Research & Papers

FRESCO: Benchmarking and Optimizing Re-rankers for Evolving Semantic Conflict in Retrieval-Augmented Generation

New research reveals AI re-rankers consistently choose outdated information, failing to prioritize recent facts.

Deep Dive

Researchers from Meta Superintelligence Labs and UCLA have introduced FRESCO (Factual Recency and Evolving Semantic COnflict), a new benchmark designed to evaluate re-rankers in Retrieval-Augmented Generation (RAG) systems. Unlike existing benchmarks that test re-rankers in static environments, FRESCO specifically assesses performance in temporally dynamic contexts where information evolves over time. The benchmark pairs recency-seeking queries with historical Wikipedia revisions to test whether re-rankers can prioritize factually recent evidence while maintaining semantic relevance.

The study reveals a critical failure mode across existing re-rankers: they consistently demonstrate a strong bias toward older, semantically rich documents even when those documents contain factually obsolete information.

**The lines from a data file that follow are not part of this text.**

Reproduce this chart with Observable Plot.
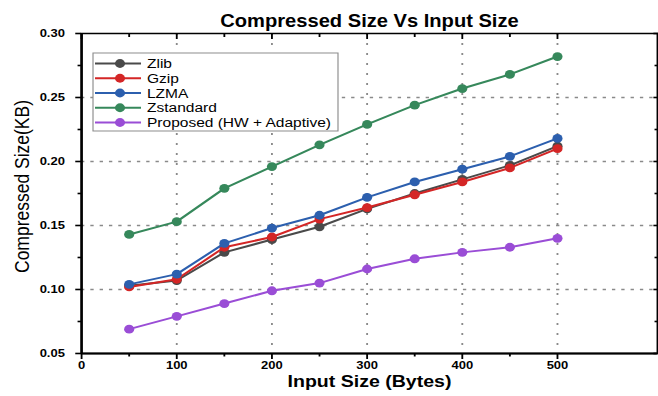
<!DOCTYPE html>
<html><head><meta charset="utf-8">
<script src="https://cdn.jsdelivr.net/npm/d3@7"></script>
<script src="https://cdn.jsdelivr.net/npm/@observablehq/plot@0.6"></script>
<style>
html,body{margin:0;padding:0;background:#fff;}
#wrap{width:658px;height:396px;overflow:hidden;position:relative;background:#fff;}
#wrap svg{transform:scaleX(1.15);transform-origin:0 0;display:block;}
</style></head><body><div id="wrap"></div>
<script>
// ---- data ----
const titleText = "Compressed Size Vs Input Size";
const xLabel = "Input Size (Bytes)";
const yLabel = "Compressed Size(KB)";
const inputSizes = [50, 100, 150, 200, 250, 300, 350, 400, 450, 500];
const zlib      = [0.103, 0.107, 0.129, 0.139, 0.149, 0.163, 0.175, 0.186, 0.197, 0.212];
const gzip      = [0.102, 0.108, 0.133, 0.141, 0.155, 0.164, 0.174, 0.184, 0.195, 0.210];
const lzma      = [0.104, 0.112, 0.136, 0.148, 0.158, 0.172, 0.184, 0.194, 0.204, 0.218];
const zstandard = [0.143, 0.153, 0.179, 0.196, 0.213, 0.229, 0.244, 0.257, 0.268, 0.282];
const proposed  = [0.069, 0.079, 0.089, 0.099, 0.105, 0.116, 0.124, 0.129, 0.133, 0.140];
const seriesNames  = ["Zlib", "Gzip", "LZMA", "Zstandard", "Proposed (HW + Adaptive)"];
const seriesValues = [zlib, gzip, lzma, zstandard, proposed];
const seriesColors = ["#4a4a4a", "#d42626", "#2c5fae", "#36885b", "#9a4dd6"];
const xTicks = [0, 100, 200, 300, 400, 500];
const xMinorTicks = [50, 150, 250, 350, 450];
const xGrid = [100, 200, 300, 400, 500];
const yTicks = [0.05, 0.10, 0.15, 0.20, 0.25, 0.30];
const yMinorTicks = [0.075, 0.125, 0.175, 0.225, 0.275];
const yGrid = [0.10, 0.15, 0.20, 0.25];

// ---- build ----
const S = 1.15;           // horizontal stretch of the reference picture
const W = 658 / S;
const rows = [];
seriesNames.forEach((name, i) => inputSizes.forEach((x, j) => rows.push({series: name, x, y: seriesValues[i][j]})));

const seriesMarks = [];
seriesNames.forEach(name => {
  const d = rows.filter(r => r.series === name);
  seriesMarks.push(Plot.line(d, {x: "x", y: "y", stroke: "series", strokeWidth: 2}));
  seriesMarks.push(Plot.dot(d, {x: "x", y: "y", fill: "series", r: 4.4}));
});

const font = "'Liberation Sans', Arial, sans-serif";
const chart = Plot.plot({
  width: W, height: 396,
  marginLeft: 81 / S, marginRight: 1, marginTop: 33, marginBottom: 43,
  style: {fontFamily: font, background: "white", overflow: "visible", color: "black"},
  x: {domain: [0, 605]},
  y: {domain: [0.05, 0.30]},
  color: {domain: seriesNames, range: seriesColors},
  marks: [
    Plot.ruleX(xGrid, {stroke: "#8a8a8a", strokeWidth: 1.6, strokeDasharray: "2,8"}),
    Plot.ruleY(yGrid, {stroke: "#8a8a8a", strokeWidth: 1.5, strokeDasharray: "2.9,5.2"}),
    Plot.frame({stroke: "black", strokeWidth: 1.5}),
    Plot.ruleX([0], {stroke: "black", strokeWidth: 2.2}),
    Plot.ruleY([0.05], {stroke: "black", strokeWidth: 2}),
    Plot.axisX(xTicks, {tickSize: 6, tickPadding: 1.5, fontSize: 11.3, fontWeight: "bold", label: null, strokeWidth: 1.6}),
    Plot.axisX(xMinorTicks, {tickSize: 3.5, tickFormat: () => "", label: null, strokeWidth: 1.6}),
    Plot.axisX(xTicks, {anchor: "top", tickSize: 5, dy: 5, tickFormat: () => "", label: null, strokeWidth: 1.6}),
    Plot.axisX(xMinorTicks, {anchor: "top", tickSize: 3, dy: 3, tickFormat: () => "", label: null, strokeWidth: 1.6}),
    Plot.axisY(yTicks, {tickSize: 5, tickPadding: 9.5, fontSize: 11.3, fontWeight: "bold", tickFormat: d => d.toFixed(2), label: null, strokeWidth: 1.6}),
    Plot.axisY(yMinorTicks, {tickSize: 3, tickFormat: () => "", label: null, strokeWidth: 1.6}),
    Plot.axisY(yTicks, {anchor: "right", tickSize: 4, dx: -4, tickFormat: () => "", label: null, strokeWidth: 1.6}),
    Plot.axisY(yMinorTicks, {anchor: "right", tickSize: 3, dx: -3, tickFormat: () => "", label: null, strokeWidth: 1.6}),
    ...seriesMarks,
    Plot.text([titleText], {frameAnchor: "top", dy: -19, fontSize: 17.5, fontWeight: "bold"}),
    Plot.text([xLabel], {frameAnchor: "bottom", dy: 34, fontSize: 17, fontWeight: "bold"}),
    Plot.text([yLabel], {frameAnchor: "left", textAnchor: "middle", dx: -(81 - 22) / S, dy: -7, rotate: -90, fontSize: 17.5})
  ]
});

// ---- legend ----
const lg = d3.select(chart).append("g").attr("font-family", font).attr("font-size", 13.5).attr("text-anchor", "start");
lg.append("rect").attr("x", 93 / S).attr("y", 53).attr("width", (338 - 93) / S).attr("height", 78)
  .attr("fill", "white").attr("stroke", "#8c8c8c").attr("stroke-width", 1);
seriesNames.forEach((name, i) => {
  const y = 63.5 + i * 14.75;
  lg.append("line").attr("x1", 95 / S).attr("x2", 141 / S).attr("y1", y).attr("y2", y)
    .attr("stroke", seriesColors[i]).attr("stroke-width", 2);
  lg.append("circle").attr("cx", 120 / S).attr("cy", y).attr("r", 4.4).attr("fill", seriesColors[i]);
  lg.append("text").attr("x", 147 / S).attr("y", y).attr("dy", "0.35em").attr("fill", "black").text(name);
});

document.getElementById("wrap").appendChild(chart);
</script>
</body></html>
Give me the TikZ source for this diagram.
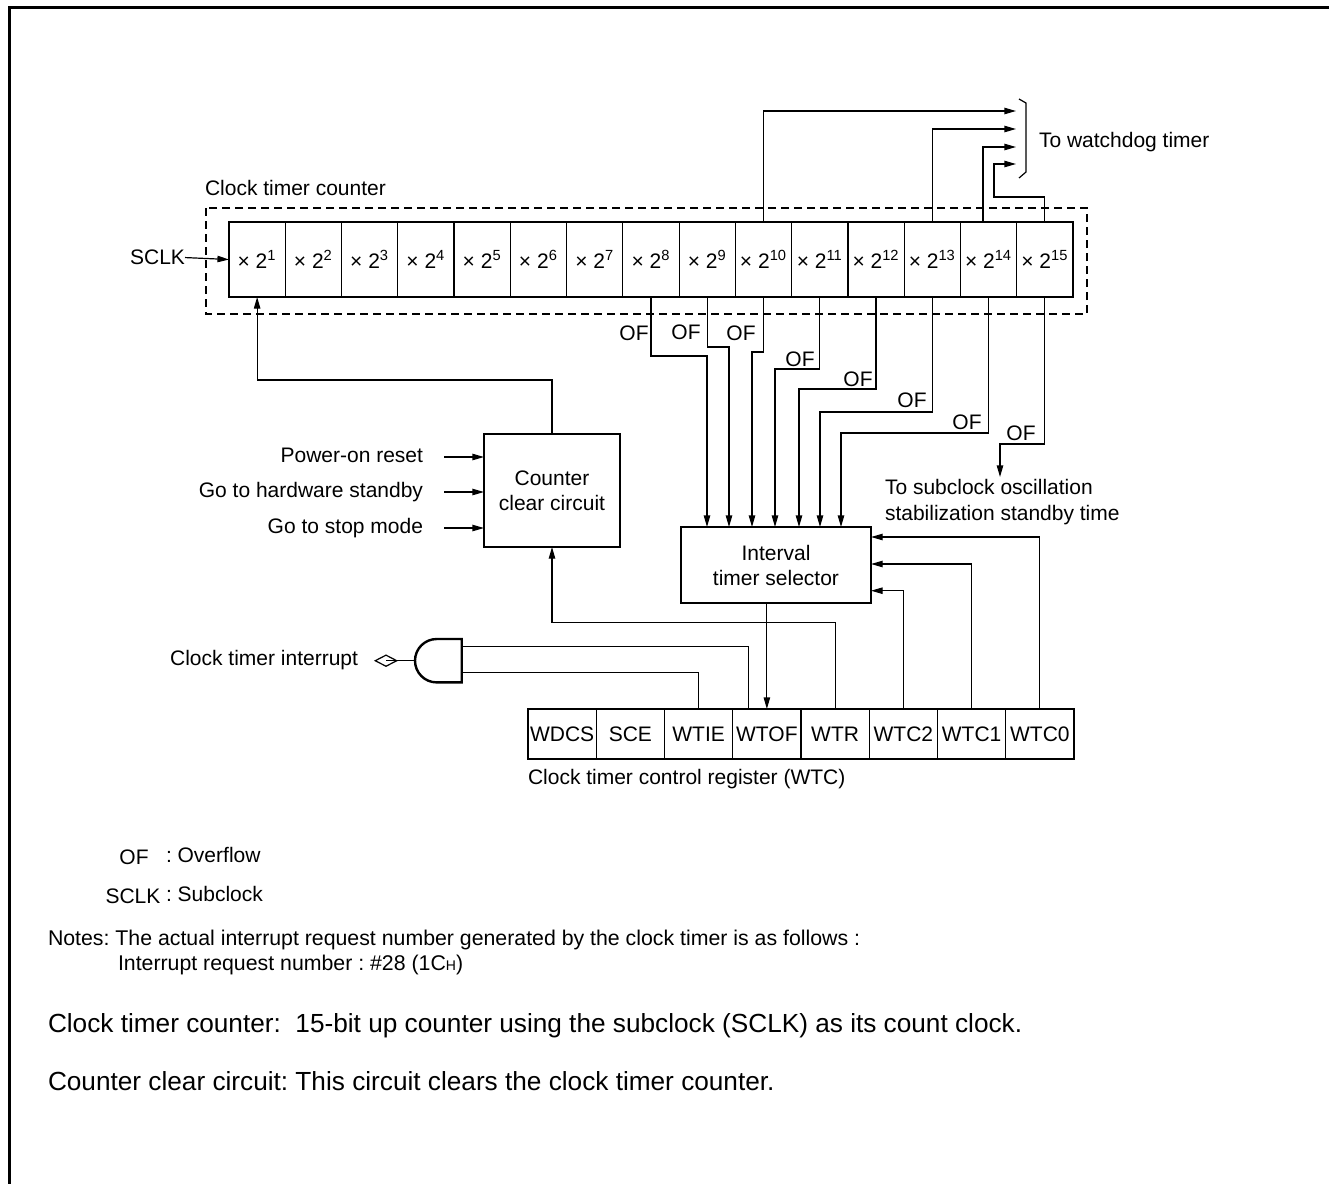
\documentclass[tikz,border=0pt]{standalone}
\usepackage{fontspec}
\setmainfont{Liberation Sans}
\usetikzlibrary{arrows.meta,shapes.geometric}
\frenchspacing
\tikzset{
  cell/.style={draw, line width=0.6pt, inner sep=0pt, outer sep=0pt, anchor=west},
  box/.style={draw, line width=1.4pt, align=center, inner sep=0pt, outer sep=0pt},
  lbl/.style={inner sep=0pt, outer sep=0pt},
  body/.style={lbl, anchor=mid west, font=\fontsize{13.1}{15}\selectfont},
  sig/.style={line width=0.6pt},
  arr/.style={sig, -{Triangle[length=5.8pt,width=3.2pt]}},
}
\newcommand*{\RegRow}[3]{% #1 = list of name/text, #2 = x of left edge, #3 = y
\foreach \n/\t [count=\k] in {#1} {
\node [cell, minimum width=34.125pt, minimum height=25pt]
(\n) at (#2+68.25*\k-68.25,#3) {\t};
}%
}

\begin{document}
\begin{tikzpicture}[x=0.5pt,y=-0.5pt,font=\fontsize{10.5}{12.5}\selectfont]
\useasboundingbox (0,0) rectangle (1329,1184);
\draw[line width=1.5pt] (9,1190) -- (9,7) -- (1335,7);

% clock timer counter
\node[lbl, anchor=mid west] (ctc) at (205,190) {Clock timer counter};
\draw[sig, dash pattern=on 4pt off 2.5pt] (206,208) rectangle (1087,314);
\foreach \i in {1,...,15}
  \node[cell, minimum width=28.133pt, minimum height=37.5pt]
  (c\i) at (229+56.267*\i-56.267,259.5) {× 2\textsuperscript{\i}};
\draw[line width=1.4pt] (c1.north west) rectangle (c15.south east);
\node[lbl, anchor=mid east] (sclk) at (185,259.5) {SCLK};
\draw[arr] (sclk.east) -- (c1.west);

% to watchdog timer
\coordinate (wd1) at (1016,111);
\coordinate (wd2) at (1016,129);
\coordinate (wd3) at (1016,147);
\coordinate (wd4) at (1016,164);
\draw[arr] (c10.north) |- (wd1);
\draw[arr] (c13.north) |- (wd2);
\draw[arr] ([xshift=-2.8pt]c14.north) |- (wd3);
\draw[arr] (c15.north) |- (994,197) |- (wd4);
\draw[sig] (1019,99) -- (1026,103) -- (1026,172) -- (1019,178);
\node[lbl, anchor=mid west] (wdt) at (1039,142) {To watchdog timer};

% interval timer selector
\node[box, minimum width=95pt, minimum height=38pt] (sel) at (776,565) {Interval\\timer selector};
\foreach \c/\yy/\xx in {8/356/707,9/347/729,10/352/752,11/369/775,12/389/799,13/412/820,14/433/841}
  \draw[arr] (c\c.south) |- (\xx,\yy) coordinate (of\c) -- (of\c |- sel.north);
\node[lbl, anchor=north west, align=left, font=\fontsize{10.5}{13}\selectfont]
  (sub) at (885,479) {To subclock oscillation\\stabilization standby time};
\draw[arr] (c15.south) |- (1000,444) coordinate (of15) -- ([yshift=1pt]of15 |- sub.north);
\foreach \xx/\yy [count=\k] in {634/333,686/332,741/333,800/359,858/379,912/400,967/422,1021/433}
  \node[lbl] (oflbl\k) at (\xx,\yy) {OF};

% counter clear circuit
\node[box, minimum width=68pt, minimum height=56.5pt] (clr) at (552,490.5) {Counter\\clear circuit};
\foreach \n/\t/\yy in {por/Power-on reset/457,hws/Go to hardware standby/492,stp/Go to stop mode/528} {
  \node[lbl, anchor=mid east] (\n) at (423,\yy) {\t};
  \draw[arr] (\n.mid east) ++(21,0) -- (\n.mid east -| clr.west);
}
\draw[arr] (clr.north) |- ([yshift=-41.5pt]c1.south) -- (c1.south);

% clock timer control register
\RegRow{wdcs/WDCS,sce/SCE,wtie/WTIE,wtof/WTOF,wtr/WTR,wtc2/WTC2,wtc1/WTC1,wtc0/WTC0}{528}{734}
\draw[line width=1.4pt] (wdcs.north west) rectangle (wtc0.south east);
\node[lbl, anchor=mid west] (wtclbl) at (528,779) {Clock timer control register (WTC)};
\draw[arr] (sel.south -| wtof.north) -- (wtof.north);
\draw[arr] (wtr.north) |- ([yshift=-37.85pt]clr.south) -- (clr.south);
\foreach \n/\s in {wtc2/-12.85pt,wtc1/0.5pt,wtc0/14pt}
  \draw[arr] (\n.north) |- ([yshift=\s]sel.east);

% and gate
\draw[line width=1.2pt] (461.7,639) -- (436.7,639) arc[start angle=90, end angle=270, radius=10.85pt]
  -- (461.7,682.3) -- cycle;
\coordinate (gin1) at (461.7,646.7);
\coordinate (gin2) at (461.7,672.7);
\coordinate (gout) at (415,660.7);
\draw[sig] ([xshift=-9.25pt]wtof.north) |- (gin1);
\draw[sig] (wtie.north) |- (gin2);
\node[draw, sig, diamond, aspect=2, minimum width=11pt, minimum height=5.8pt, inner sep=0pt]
  (ton) at (386,660.7) {};
\draw[sig] (gout) -- (ton.center);
\node[lbl, anchor=mid east] (cti) at (358,660.7) {Clock timer interrupt};

% notes
\node[lbl] (ofk) at (134,857) {OF};
\node[lbl, anchor=mid west] (ofv) at (166,857) {: Overflow};
\node[lbl] (sck) at (133,896) {SCLK};
\node[lbl, anchor=mid west] (scv) at (166,896) {: Subclock};
\node[lbl, anchor=mid west, font=\fontsize{10.65}{12.5}\selectfont] (nt1) at (48,940)
  {Notes: The actual interrupt request number generated by the clock timer is as follows :};
\node[lbl, anchor=mid west, font=\fontsize{10.65}{12.5}\selectfont] (nt2) at (118,965)
  {Interrupt request number : \#28 (1C{\fontsize{7}{8}\selectfont H})};
\node[body] (nt3) at (48,1027) {Clock timer counter:\ \ 15-bit up counter using the subclock (SCLK) as its count clock.};
\node[body] (nt4) at (48,1085) {Counter clear circuit: This circuit clears the clock timer counter.};
\end{tikzpicture}
\end{document}
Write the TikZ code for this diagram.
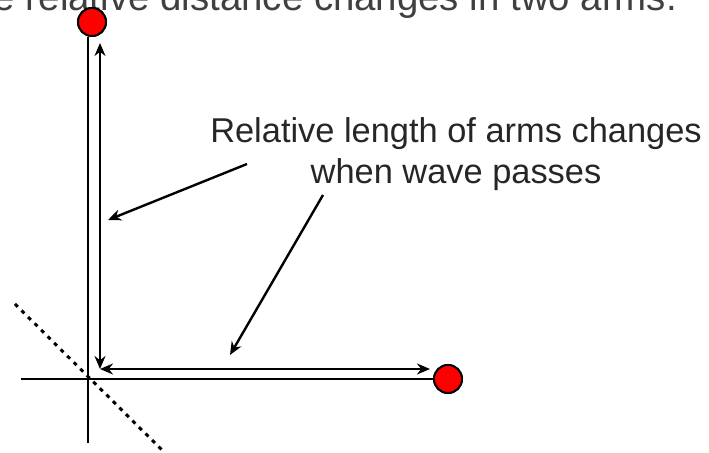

This bias persists despite newer documents containing more accurate, up-to-date information. The researchers found this problem affects multiple re-ranker models currently used in production RAG systems.

To address this limitation, the team investigated an instruction optimization framework that identifies Pareto-optimal instructions balancing evolving and non-evolving knowledge tasks. Their approach achieved gains of up to 27% on evolving knowledge tasks while maintaining competitive performance on non-evolving knowledge tasks. This represents a significant advancement in making RAG systems more reliable for real-world applications where information constantly changes.

Key Points
  • FRESCO benchmark reveals re-rankers favor older documents even when factually obsolete
  • Instruction optimization framework achieves 27% improvement on evolving knowledge tasks
  • Meta/UCLA research addresses critical gap in RAG systems for dynamic information

Why It Matters

This fixes a major reliability issue in AI systems that need current information, from customer support to financial analysis.